La roue est née en même temps que l’écriture, ce qui revient à dire qu’elle est née en même temps que l’Histoire. Sans elle, le progrès demeure impossible et nos machines, même les moins sophistiquées, n’existeraient simplement pas. En somme, elle a permis le progrès, voire l’idée même de progrès. Imaginez un monde sans roue: vous aurez un monde sans véhicules où tout déplacement d’un point à un autre impliquera des efforts aujourd’hui oubliés, sans parler des centaines de machines rigoureusement inimaginables mais dont nous aurions tant de mal à nous passer. Nos manières de penser ou même de créer ne seraient plus les mêmes et l’univers nous paraîtrait effrayant. La roue est partout, elle permet tout, y compris parfois le pire. N’a-t-elle pas inspiré l’atroce supplice de la roue?

D’après les archéologues, c’est vers 3500 ans avant Jésus-Christ que, du côté de Sumer (ou en Europe centrale d’après certains), on eut l’idée d’utiliser un disque de matière dure (bois ou pierre) pour faciliter le transport d’un fardeau. Inspirée sans doute des rouleaux de bois posés pour diminuer les forces de frottement, la roue était née. Grâce à elle, on put déplacer plus rapidement de lourds fardeaux et, surtout, se déplacer soi-même, du moins à partir d’un certain rang.

Bientôt, elle fera son apparition sur le champ de bataille, apportant aux guerriers les plus riches la mobilité et la stabilité que ne permet pas le cheval monté sans étriers. C’est ainsi que les pharaons d’Egypte, sur leurs chars légers, surent assurer leur domination. Bien des siècles plus tard, Jules César affrontera les redoutables chars des Bretons lors de son expédition en Grande-Bretagne. Car les Celtes, Gaulois ou Bretons, apportent un perfectionnement décisif: le cerclage de la roue. Les « tombes à char » retrouvées en Europe occidentale (comme celle de Vix) nous éclairent aujourd’hui sur le savoir-faire des charrons gaulois. Avec le cerclage de fer, la roue devient plus résistante, mais aussi plus bruyante. On ne s’étonnera pas que Taranis, le dieu celte du tonnerre, soit toujours représenté avec elle à ses côtés. D’autres perfectionnements apparaîtront plus tard, et, avec l’industrie, de nouveaux matériaux.

Mais la roue ne sert pas seulement à se déplacer. Très vite on s’aperçoit de ses possibilités multiples dans le domaine de la mécanique. La roue dentée permet de transmettre un mouvement, voire de le démultiplier. Elle permet aussi de capter l’énergie de la rivière et d’actionner les meules des moulins à eau et les marteaux des foulons ou des forgerons (voire des papetiers). C’est la roue qui est véritablement à l’origine de la révolution industrielle.

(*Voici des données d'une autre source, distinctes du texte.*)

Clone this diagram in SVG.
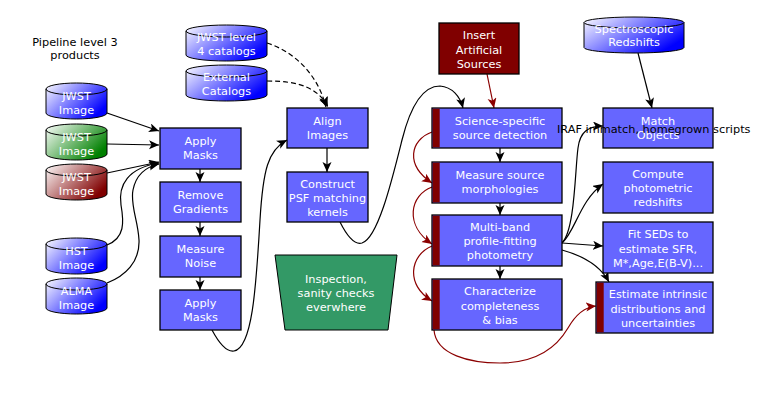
<svg xmlns="http://www.w3.org/2000/svg" width="775" height="412" viewBox="0 0 775 412">
<style>
.box{fill:#6666ff;stroke:#000;stroke-width:1.3}
.stripe{fill:#800000}
.cyl{stroke:#000;stroke-width:1}
.arc{fill:none;stroke:#000;stroke-width:1}
.t{font-family:"DejaVu Sans",Verdana,sans-serif;font-size:11.3px;fill:#fff;text-anchor:middle}
.k{font-family:"DejaVu Sans",Verdana,sans-serif;font-size:11.3px;fill:#000}
.c{fill:none;stroke:#000;stroke-width:1.2}
.cr{fill:none;stroke:#8b0000;stroke-width:1.2}
.cd{fill:none;stroke:#000;stroke-width:1.2;stroke-dasharray:5 3}
</style>
<defs>
<linearGradient id="gB" x1="0" y1="0" x2="1" y2="0.6"><stop offset="0" stop-color="#ffffff"/><stop offset="1" stop-color="#0000ff"/></linearGradient>
<linearGradient id="gG" x1="0" y1="0" x2="1" y2="0.6"><stop offset="0" stop-color="#ffffff"/><stop offset="1" stop-color="#008000"/></linearGradient>
<linearGradient id="gR" x1="0" y1="0" x2="1" y2="0.6"><stop offset="0" stop-color="#ffffff"/><stop offset="1" stop-color="#800000"/></linearGradient>
<marker id="aB" markerUnits="userSpaceOnUse" markerWidth="11" markerHeight="10" refX="10" refY="4.5" orient="auto"><path d="M0,0 L10,4.5 L0,9 L2.5,4.5 Z" fill="#000"/></marker>
<marker id="aR" markerUnits="userSpaceOnUse" markerWidth="11" markerHeight="10" refX="10" refY="4.5" orient="auto"><path d="M0,0 L10,4.5 L0,9 L2.5,4.5 Z" fill="#8b0000"/></marker>
</defs>
<rect width="775" height="412" fill="#fff"/>

<g id="connectors">
<path class="c" marker-end="url(#aB)" d="M107,113 L159,131"/>
<path class="c" marker-end="url(#aB)" d="M107,144 L159,145"/>
<path class="c" marker-end="url(#aB)" d="M107,173 L159,162"/>
<path class="c" marker-end="url(#aB)" d="M107,245 C125,238 124,222 121,205 C118,185 128,168 159,163"/>
<path class="c" marker-end="url(#aB)" d="M107,283 C125,276 140,262 139,240 C138,220 130,205 133,190 C136,175 145,167 159,164"/>
<path class="c" marker-end="url(#aB)" d="M200,169 L200,182"/>
<path class="c" marker-end="url(#aB)" d="M200,222 L200,236"/>
<path class="c" marker-end="url(#aB)" d="M200,277 L200,290"/>
<path class="c" marker-end="url(#aB)" d="M212,330 C220,345 228,352 234,351 C252,348 256,290 260,220 C263,170 268,150 287,140"/>
<path class="cd" marker-end="url(#aB)" d="M267,43 C295,52 318,75 326,107"/>
<path class="cd" marker-end="url(#aB)" d="M267,81 C300,81 318,88 328,107"/>
<path class="c" marker-end="url(#aB)" d="M327,148 L327,172"/>
<path class="c" marker-end="url(#aB)" d="M340,222 C348,238 355,245 362,243 C378,238 392,180 402,140 C412,100 425,86 440,86 C452,87 460,96 463,108"/>
<path class="c" marker-end="url(#aB)" d="M500,148 L500,162"/>
<path class="c" marker-end="url(#aB)" d="M500,203 L500,215"/>
<path class="c" marker-end="url(#aB)" d="M500,266 L500,279"/>
<path class="c" marker-end="url(#aB)" d="M638,53 L652,108"/>
<path class="c" marker-end="url(#aB)" d="M562,243 C575,230 575,170 578,148 C580,132 588,126 603,126"/>
<path class="c" marker-end="url(#aB)" d="M562,243 C575,232 580,200 603,184"/>
<path class="c" marker-end="url(#aB)" d="M562,243 L603,246"/>
<path class="c" marker-end="url(#aB)" d="M562,250 C580,255 600,265 609,282"/>
<path class="cr" marker-end="url(#aR)" d="M487,74 L494,108"/>
<path class="cr" marker-end="url(#aR)" d="M432,132 C410,140 405,165 432,183"/>
<path class="cr" marker-end="url(#aR)" d="M432,187 C410,195 404,225 432,244"/>
<path class="cr" marker-end="url(#aR)" d="M432,246 C410,255 405,285 432,301"/>
<path class="cr" marker-end="url(#aR)" d="M434,330 C436,355 470,363 500,363 C540,363 558,345 568,328 C576,314 585,307 596,306"/>
</g>

<g id="label-pipeline">
<text class="k" x="75" y="46" text-anchor="middle" font-size="10.5">Pipeline level 3</text>
<text class="k" x="75" y="59" text-anchor="middle" font-size="10.5">products</text>
</g>

<g id="jwst-image-blue">
<path class="cyl" fill="url(#gB)" d="M46,89 A30.5,6 0 0 1 107,89 L107,113 A30.5,6 0 0 1 46,113 Z"/>
<path class="arc" d="M46,89 A30.5,6 0 0 0 107,89"/>
<text class="t" x="76.5" y="100">JWST</text><text class="t" x="76.5" y="113.5">Image</text>
</g>
<g id="jwst-image-green">
<path class="cyl" fill="url(#gG)" d="M46,130 A30.5,6 0 0 1 107,130 L107,154 A30.5,6 0 0 1 46,154 Z"/>
<path class="arc" d="M46,130 A30.5,6 0 0 0 107,130"/>
<text class="t" x="76.5" y="141">JWST</text><text class="t" x="76.5" y="154.5">Image</text>
</g>
<g id="jwst-image-red">
<path class="cyl" fill="url(#gR)" d="M46,170 A30.5,6 0 0 1 107,170 L107,194 A30.5,6 0 0 1 46,194 Z"/>
<path class="arc" d="M46,170 A30.5,6 0 0 0 107,170"/>
<text class="t" x="76.5" y="181">JWST</text><text class="t" x="76.5" y="194.5">Image</text>
</g>
<g id="hst-image">
<path class="cyl" fill="url(#gB)" d="M46,244 A30.5,6 0 0 1 107,244 L107,268 A30.5,6 0 0 1 46,268 Z"/>
<path class="arc" d="M46,244 A30.5,6 0 0 0 107,244"/>
<text class="t" x="76.5" y="255">HST</text><text class="t" x="76.5" y="268.5">Image</text>
</g>
<g id="alma-image">
<path class="cyl" fill="url(#gB)" d="M46,284 A30.5,6 0 0 1 107,284 L107,308 A30.5,6 0 0 1 46,308 Z"/>
<path class="arc" d="M46,284 A30.5,6 0 0 0 107,284"/>
<text class="t" x="76.5" y="295">ALMA</text><text class="t" x="76.5" y="308.5">Image</text>
</g>
<g id="jwst-level4">
<path class="cyl" fill="url(#gB)" d="M186,31 A40.5,6 0 0 1 267,31 L267,55 A40.5,6 0 0 1 186,55 Z"/>
<path class="arc" d="M186,31 A40.5,6 0 0 0 267,31"/>
<text class="t" x="226.5" y="41">JWST level</text><text class="t" x="226.5" y="55">4 catalogs</text>
</g>
<g id="external-catalogs">
<path class="cyl" fill="url(#gB)" d="M186,71 A40.5,6 0 0 1 267,71 L267,95 A40.5,6 0 0 1 186,95 Z"/>
<path class="arc" d="M186,71 A40.5,6 0 0 0 267,71"/>
<text class="t" x="226.5" y="81">External</text><text class="t" x="226.5" y="95">Catalogs</text>
</g>
<g id="spectroscopic-redshifts">
<path class="cyl" fill="url(#gB)" d="M584,22.5 A50,5.5 0 0 1 684,22.5 L684,47.5 A50,5.5 0 0 1 584,47.5 Z"/>
<path class="arc" d="M584,22.5 A50,5.5 0 0 0 684,22.5"/>
<text class="t" x="634" y="33">Spectroscopic</text><text class="t" x="634" y="46">Redshifts</text>
</g>

<g id="apply-masks-1">
<rect class="box" x="160" y="128" width="81" height="41"/>
<text class="t" x="200.5" y="145">Apply</text><text class="t" x="200.5" y="159">Masks</text>
</g>
<g id="remove-gradients">
<rect class="box" x="160" y="182" width="81" height="40"/>
<text class="t" x="200.5" y="198.5">Remove</text><text class="t" x="200.5" y="212.5">Gradients</text>
</g>
<g id="measure-noise">
<rect class="box" x="160" y="236" width="81" height="41"/>
<text class="t" x="200.5" y="253">Measure</text><text class="t" x="200.5" y="267">Noise</text>
</g>
<g id="apply-masks-2">
<rect class="box" x="160" y="290" width="81" height="40"/>
<text class="t" x="200.5" y="306.5">Apply</text><text class="t" x="200.5" y="320.5">Masks</text>
</g>
<g id="align-images">
<rect class="box" x="287" y="108" width="81" height="40"/>
<text class="t" x="327.5" y="124.5">Align</text><text class="t" x="327.5" y="138.5">Images</text>
</g>
<g id="construct-psf">
<rect class="box" x="287" y="172" width="81" height="50"/>
<text class="t" x="327.5" y="187.5">Construct</text><text class="t" x="327.5" y="201.5">PSF matching</text><text class="t" x="327.5" y="215.5">kernels</text>
</g>
<g id="inspection">
<path d="M275,255 L397,255 L388,330 L285,330 Z" fill="#339966" stroke="#000" stroke-width="1"/>
<text class="t" x="336" y="283">Inspection,</text><text class="t" x="336" y="297">sanity checks</text><text class="t" x="336" y="311">everwhere</text>
</g>
<g id="insert-artificial">
<rect x="439" y="23" width="80" height="51" fill="#800000" stroke="#000" stroke-width="1.3"/>
<text class="t" x="479" y="39">Insert</text><text class="t" x="479" y="53.5">Artificial</text><text class="t" x="479" y="68">Sources</text>
</g>
<g id="source-detection">
<rect class="box" x="432" y="108" width="130" height="40"/>
<rect class="stripe" x="432.7" y="108.7" width="7" height="38.6"/>
<text class="t" x="500" y="124.5">Science-specific</text><text class="t" x="500" y="138.5">source detection</text>
</g>
<g id="morphologies">
<rect class="box" x="432" y="162" width="130" height="41"/>
<rect class="stripe" x="432.7" y="162.7" width="7" height="39.6"/>
<text class="t" x="500" y="179">Measure source</text><text class="t" x="500" y="193">morphologies</text>
</g>
<g id="photometry">
<rect class="box" x="432" y="215" width="130" height="51"/>
<rect class="stripe" x="432.7" y="215.7" width="7" height="49.6"/>
<text class="t" x="500" y="231">Multi-band</text><text class="t" x="500" y="245">profile-fitting</text><text class="t" x="500" y="259">photometry</text>
</g>
<g id="completeness">
<rect class="box" x="432" y="279" width="130" height="51"/>
<rect class="stripe" x="432.7" y="279.7" width="7" height="49.6"/>
<text class="t" x="500" y="295">Characterize</text><text class="t" x="500" y="309.5">completeness</text><text class="t" x="500" y="323.5">&amp; bias</text>
</g>
<g id="match-objects">
<rect class="box" x="603" y="108" width="110" height="40"/>
<text class="t" x="658" y="124.5">Match</text><text class="t" x="658" y="138.5">Objects</text>
</g>
<g id="photo-z">
<rect class="box" x="603" y="162" width="110" height="51"/>
<text class="t" x="658" y="178">Compute</text><text class="t" x="658" y="192">photometric</text><text class="t" x="658" y="206">redshifts</text>
</g>
<g id="fit-seds">
<rect class="box" x="603" y="222" width="110" height="51"/>
<text class="t" x="658" y="238">Fit SEDs to</text><text class="t" x="658" y="252.5">estimate SFR,</text><text class="t" x="658" y="266.5">M*,Age,E(B-V)...</text>
</g>
<g id="intrinsic-distributions">
<rect class="box" x="596" y="282" width="117" height="51"/>
<rect class="stripe" x="596.7" y="282.7" width="7" height="49.6"/>
<text class="t" x="658" y="298">Estimate intrinsic</text><text class="t" x="658" y="312.5">distributions and</text><text class="t" x="658" y="326.5">uncertainties</text>
</g>
<g id="label-iraf">
<text class="k" x="557" y="133">IRAF immatch, homegrown scripts</text>
</g>
</svg>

Est-ce parce qu’ils ont écarté la possibilité d’une telle évolution que les Indiens de l’Amérique précolombienne (Mayas, Aztèques ou autres) ont refusé l’usage de la roue? On sait aujourd’hui que le principe leur en était connu mais qu’ils ne l’ont pas développé, du moins dans un sens purement matériel. Les seules roues qu’ils ont adoptées furent celles de leurs calendriers ou de leurs représentations cosmiques.

En effet, la roue n’est pas seulement une machine simple comme le levier. La jante qui tourne autour d’un axe immobile peut inspirer autre chose que des applications immédiatement pratiques: elle conduit à une méditation cosmique. D’une certaine façon, elle rappelle le ciel et ses constellations qui tournent en permanence autour de l’étoile polaire. La roue devient la roue du temps, toujours fuyant. C’est ce que traduit assez bien le dixième arcane majeur du tarot avec cette roue de la Fortune, étrangement munie d’une manivelle, qui indique l’abaissement et l’élévation, de toute façon la mutation et donc la destinée inéluctable.

Et l’on pense aussi au distique de Lao-Tseu dans le onzième chapitre du Tao Tö King (ou Daode Jing) : « Trente rayons se réunissent autour d’un moyeu. C’est de son vide que dépend l’usage du char. » Ici le vide (le « wu » selon la vision taoïste, c’est-à-dire le non-être) s’oppose à l’utilité immédiate et impermanente pour nous appeler à un « usage » plus subtil, à l’intériorité.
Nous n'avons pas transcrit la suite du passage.